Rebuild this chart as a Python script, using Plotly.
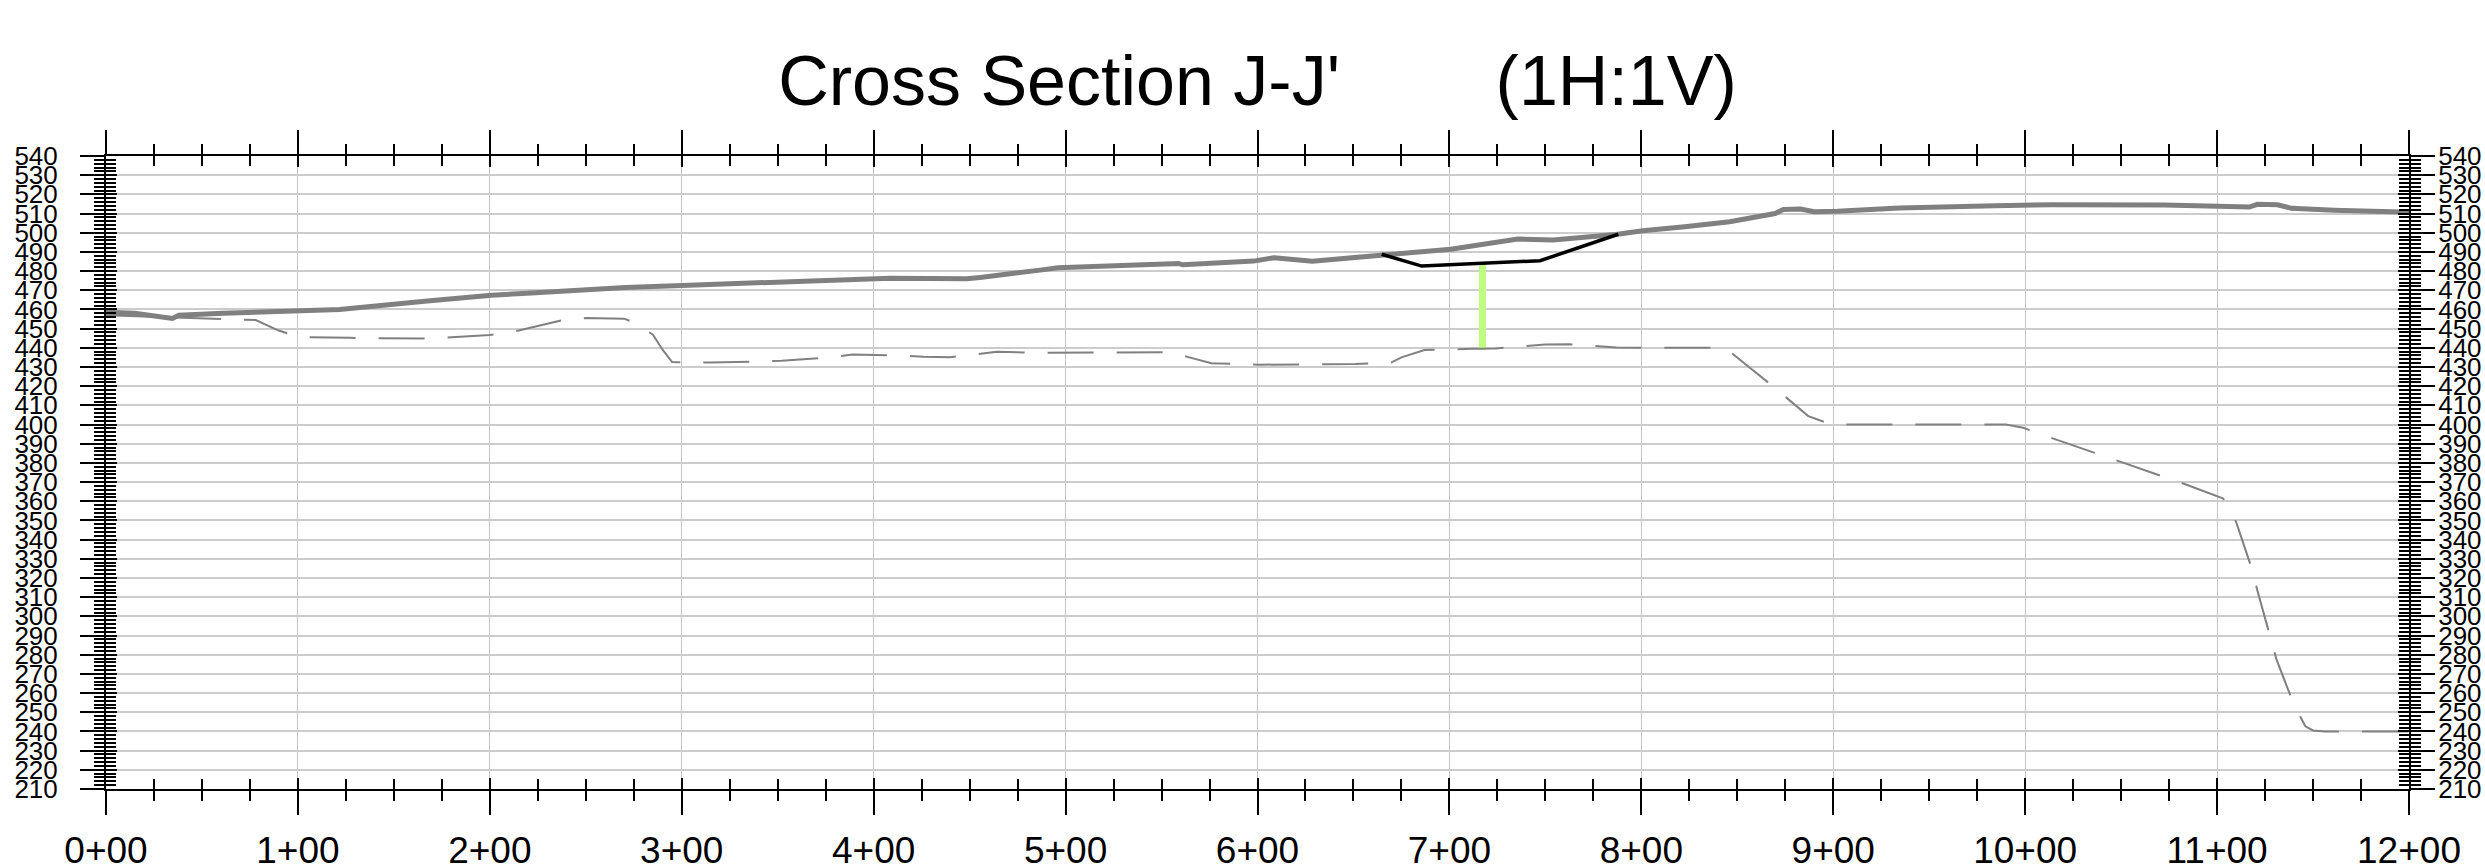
import plotly.graph_objects as go

# ---------------- data ----------------
ground_sta = [0, 15, 34.6, 38, 61, 98.5, 121.7, 166, 200.8, 224, 270.6, 300, 400, 408.6,
              448.5, 455.5, 486.7, 496, 558.8, 561, 598, 608.8, 628.6, 642.6, 664.7,
              700.7, 735.6, 754, 786.7, 800.7, 822.6, 846, 869.7, 874, 883, 890, 902,
              934.4, 984.4, 1013.8, 1072.6, 1110.9, 1116.8, 1121, 1131.5, 1138.8, 1161,
              1196, 1200]
ground_elev = [458.5, 458, 455.3, 457, 458, 459.1, 460, 464.3, 467.4, 468.7, 471.5, 472.5,
               475.5, 476.3, 476, 476.7, 480.5, 481.7, 484, 483.3, 485.2, 487, 485.2, 486.4,
               488.8, 491.4, 496.7, 496.2, 499.1, 501, 503.1, 505.7, 510, 512.1, 512.4, 511,
               511.2, 512.9, 514.1, 514.6, 514.4, 513.9, 513.4, 514.8, 514.6, 512.7, 511.7,
               510.8, 510.7]

base_sta = [0, 20, 40, 60, 78, 90, 101, 127, 150, 165, 180, 200, 214, 238, 250, 270, 276,
            285, 290, 295, 302, 315, 339, 352, 377, 389, 414, 426, 440, 452, 464, 487, 502,
            526, 554, 563, 576, 601, 639, 651, 663, 669, 675, 687, 712, 724, 750, 762, 787,
            800, 837, 846, 858, 868, 887, 899, 990, 999, 1010, 1034, 1046, 1070, 1082, 1103,
            1104, 1110, 1118, 1121, 1128, 1131, 1140, 1146, 1150, 1156, 1200]
base_elev = [457, 456.5, 455.7, 455, 454.5, 449, 445.6, 445.2, 444.8, 444.8, 445.5, 446.7,
             448.8, 454.5, 455.5, 455.2, 452.9, 446.8, 439, 432.6, 432.3, 432.3, 432.8, 433.3,
             435, 436.5, 436, 435.4, 435.1, 436.5, 437.9, 437.4, 437.4, 437.4, 437.7, 435.4,
             432, 431.2, 431.2, 431.5, 432.2, 432, 435, 438.8, 439.5, 439.7, 441.7, 441.9,
             440.2, 440, 440, 438.1, 428.4, 420.4, 404.4, 400, 400, 398.3, 394.3, 385.9,
             381.9, 373.6, 369.4, 361.5, 360.4, 349, 325.2, 313.5, 289.2, 277.4, 254, 242.7,
             240.5, 240, 240]

cut_sta = [664.7, 685.6, 747.2, 788]
cut_elev = [488.8, 482.6, 485.4, 499.2]

bar_sta = [717.2]
bar_bottom = [439]
bar_top = [484]

station_vals = list(range(0, 1201, 100))
station_text = ["0+00", "1+00", "2+00", "3+00", "4+00", "5+00", "6+00", "7+00",
                "8+00", "9+00", "10+00", "11+00", "12+00"]

title_text = "Cross Section J-J'" + "\u00a0" * 8 + "(1H:1V)"

# ---------------- figure ----------------
FONT = "Liberation Sans, Arial, sans-serif"
fig = go.Figure()

fig.add_trace(go.Bar(
    x=bar_sta, y=[t - b for t, b in zip(bar_top, bar_bottom)], base=bar_bottom,
    width=4, marker=dict(color="rgb(190,255,130)", line=dict(width=0)),
    showlegend=False, hoverinfo="skip"))

fig.add_trace(go.Scatter(
    x=ground_sta, y=ground_elev, mode="lines",
    line=dict(color="#808080", width=5), showlegend=False))

fig.add_trace(go.Scatter(
    x=cut_sta, y=cut_elev, mode="lines",
    line=dict(color="#000000", width=3.5), showlegend=False))

fig.add_trace(go.Scatter(
    x=base_sta, y=base_elev, mode="lines", xaxis="x2", yaxis="y2",
    line=dict(color="#808080", width=2, dash="46px,23px"), showlegend=False))

common_x = dict(range=[0, 1200], showline=True, linecolor="black", linewidth=2,
                zeroline=False, tickcolor="black", tickwidth=2)
common_y = dict(range=[210, 540], showline=True, linecolor="black", linewidth=2,
                zeroline=False, tickcolor="black", tickwidth=2)

fig.update_layout(
    width=2485, height=864,
    margin=dict(l=106, r=76, t=156, b=75, autoexpand=False),
    paper_bgcolor="white", plot_bgcolor="white",
    font=dict(family=FONT, color="black"),
    bargap=0,
    title=dict(text=title_text, font=dict(family=FONT, size=70, color="black"),
               x=0.5, xref="paper", xanchor="center",
               y=1 - 80 / 864, yref="container", yanchor="middle"),
    xaxis=dict(**common_x, side="bottom", tickmode="array", tickvals=station_vals,
               ticktext=station_text, ticks="outside", ticklen=24, mirror="allticks",
               tickfont=dict(size=37, family=FONT), ticklabelstandoff=4,
               showgrid=True, gridcolor="#c4c4c4", gridwidth=1,
               minor=dict(dtick=25, ticks="outside", ticklen=10, tickcolor="black",
                          tickwidth=2, showgrid=False)),
    xaxis2=dict(**common_x, overlaying="x", side="bottom", dtick=100, ticks="inside",
                ticklen=11, mirror="allticks", showticklabels=False, showgrid=False,
                minor=dict(dtick=25, ticks="inside", ticklen=10, tickcolor="black",
                           tickwidth=2, showgrid=False)),
    yaxis=dict(**common_y, side="left", dtick=10, ticks="outside", ticklen=24,
               mirror="allticks", tickfont=dict(size=26, family=FONT),
               ticklabelstandoff=17,
               showgrid=True, gridcolor="#cccccc", gridwidth=1.5,
               minor=dict(dtick=2, ticks="outside", ticklen=10, tickcolor="black",
                          tickwidth=2, showgrid=False)),
    yaxis2=dict(**common_y, overlaying="y", side="right", dtick=10, ticks="inside",
                ticklen=11, mirror="allticks", tickfont=dict(size=26, family=FONT),
                ticklabelstandoff=22, showgrid=False,
                minor=dict(dtick=2, ticks="inside", ticklen=10, tickcolor="black",
                           tickwidth=2, showgrid=False)),
)

fig.write_html("out.html", config={"displayModeBar": False},
               post_script="document.body.style.margin='0';")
######
◆ **PROBLEM TO WORK ON**
Quote the listing above in full, except for the pictures.

◆ **OUTPUT FOR THIS EXERCISE**
Rebuild this chart as a Python script, using Plotly.
import plotly.graph_objects as go

# ---------------- data ----------------
ground_sta = [0, 15, 34.6, 38, 61, 98.5, 121.7, 166, 200.8, 224, 270.6, 300, 400, 408.6,
              448.5, 455.5, 486.7, 496, 558.8, 561, 598, 608.8, 628.6, 642.6, 664.7,
              700.7, 735.6, 754, 786.7, 800.7, 822.6, 846, 869.7, 874, 883, 890, 902,
              934.4, 984.4, 1013.8, 1072.6, 1110.9, 1116.8, 1121, 1131.5, 1138.8, 1161,
              1196, 1200]
ground_elev = [458.5, 458, 455.3, 457, 458, 459.1, 460, 464.3, 467.4, 468.7, 471.5, 472.5,
               475.5, 476.3, 476, 476.7, 480.5, 481.7, 484, 483.3, 485.2, 487, 485.2, 486.4,
               488.8, 491.4, 496.7, 496.2, 499.1, 501, 503.1, 505.7, 510, 512.1, 512.4, 511,
               511.2, 512.9, 514.1, 514.6, 514.4, 513.9, 513.4, 514.8, 514.6, 512.7, 511.7,
               510.8, 510.7]

base_sta = [0, 20, 40, 60, 78, 90, 101, 127, 150, 165, 180, 200, 214, 238, 250, 270, 276,
            285, 290, 295, 302, 315, 339, 352, 377, 389, 414, 426, 440, 452, 464, 487, 502,
            526, 554, 563, 576, 601, 639, 651, 663, 669, 675, 687, 712, 724, 750, 762, 787,
            800, 837, 846, 858, 868, 887, 899, 990, 999, 1010, 1034, 1046, 1070, 1082, 1103,
            1104, 1110, 1118, 1121, 1128, 1131, 1140, 1146, 1150, 1156, 1200]
base_elev = [457, 456.5, 455.7, 455, 454.5, 449, 445.6, 445.2, 444.8, 444.8, 445.5, 446.7,
             448.8, 454.5, 455.5, 455.2, 452.9, 446.8, 439, 432.6, 432.3, 432.3, 432.8, 433.3,
             435, 436.5, 436, 435.4, 435.1, 436.5, 437.9, 437.4, 437.4, 437.4, 437.7, 435.4,
             432, 431.2, 431.2, 431.5, 432.2, 432, 435, 438.8, 439.5, 439.7, 441.7, 441.9,
             440.2, 440, 440, 438.1, 428.4, 420.4, 404.4, 400, 400, 398.3, 394.3, 385.9,
             381.9, 373.6, 369.4, 361.5, 360.4, 349, 325.2, 313.5, 289.2, 277.4, 254, 242.7,
             240.5, 240, 240]

cut_sta = [664.7, 685.6, 747.2, 788]
cut_elev = [488.8, 482.6, 485.4, 499.2]

bar_sta = [717.2]
bar_bottom = [439]
bar_top = [484]

station_vals = list(range(0, 1201, 100))
station_text = ["0+00", "1+00", "2+00", "3+00", "4+00", "5+00", "6+00", "7+00",
                "8+00", "9+00", "10+00", "11+00", "12+00"]

title_text = "Cross Section J-J'" + "\u00a0" * 8 + "(1H:1V)"

# ---------------- figure ----------------
FONT = "Liberation Sans, Arial, sans-serif"
fig = go.Figure()

fig.add_trace(go.Bar(
    x=bar_sta, y=[t - b for t, b in zip(bar_top, bar_bottom)], base=bar_bottom,
    width=4, marker=dict(color="rgb(190,255,130)", line=dict(width=0)),
    showlegend=False, hoverinfo="skip"))

fig.add_trace(go.Scatter(
    x=ground_sta, y=ground_elev, mode="lines",
    line=dict(color="#808080", width=5), showlegend=False))

fig.add_trace(go.Scatter(
    x=cut_sta, y=cut_elev, mode="lines",
    line=dict(color="#000000", width=3.5), showlegend=False))

fig.add_trace(go.Scatter(
    x=base_sta, y=base_elev, mode="lines", xaxis="x2", yaxis="y2",
    line=dict(color="#808080", width=2, dash="46px,23px"), showlegend=False))

common_x = dict(range=[0, 1200], showline=True, linecolor="black", linewidth=2,
                zeroline=False, tickcolor="black", tickwidth=2)
common_y = dict(range=[210, 540], showline=True, linecolor="black", linewidth=2,
                zeroline=False, tickcolor="black", tickwidth=2)

fig.update_layout(
    width=2485, height=864,
    margin=dict(l=106, r=76, t=156, b=75, autoexpand=False),
    paper_bgcolor="white", plot_bgcolor="white",
    font=dict(family=FONT, color="black"),
    bargap=0,
    title=dict(text=title_text, font=dict(family=FONT, size=70, color="black"),
               x=0.5, xref="paper", xanchor="center",
               y=1 - 80 / 864, yref="container", yanchor="middle"),
    xaxis=dict(**common_x, side="bottom", tickmode="array", tickvals=station_vals,
               ticktext=station_text, ticks="outside", ticklen=24, mirror="allticks",
               tickfont=dict(size=37, family=FONT), ticklabelstandoff=4,
               showgrid=True, gridcolor="#c4c4c4", gridwidth=1,
               minor=dict(dtick=25, ticks="outside", ticklen=10, tickcolor="black",
                          tickwidth=2, showgrid=False)),
    xaxis2=dict(**common_x, overlaying="x", side="bottom", dtick=100, ticks="inside",
                ticklen=11, mirror="allticks", showticklabels=False, showgrid=False,
                minor=dict(dtick=25, ticks="inside", ticklen=10, tickcolor="black",
                           tickwidth=2, showgrid=False)),
    yaxis=dict(**common_y, side="left", dtick=10, ticks="outside", ticklen=24,
               mirror="allticks", tickfont=dict(size=26, family=FONT),
               ticklabelstandoff=17,
               showgrid=True, gridcolor="#cccccc", gridwidth=1.5,
               minor=dict(dtick=2, ticks="outside", ticklen=10, tickcolor="black",
                          tickwidth=2, showgrid=False)),
    yaxis2=dict(**common_y, overlaying="y", side="right", dtick=10, ticks="inside",
                ticklen=11, mirror="allticks", tickfont=dict(size=26, family=FONT),
                ticklabelstandoff=22, showgrid=False,
                minor=dict(dtick=2, ticks="inside", ticklen=10, tickcolor="black",
                           tickwidth=2, showgrid=False)),
)

fig.write_html("out.html", config={"displayModeBar": False},
               post_script="document.body.style.margin='0';")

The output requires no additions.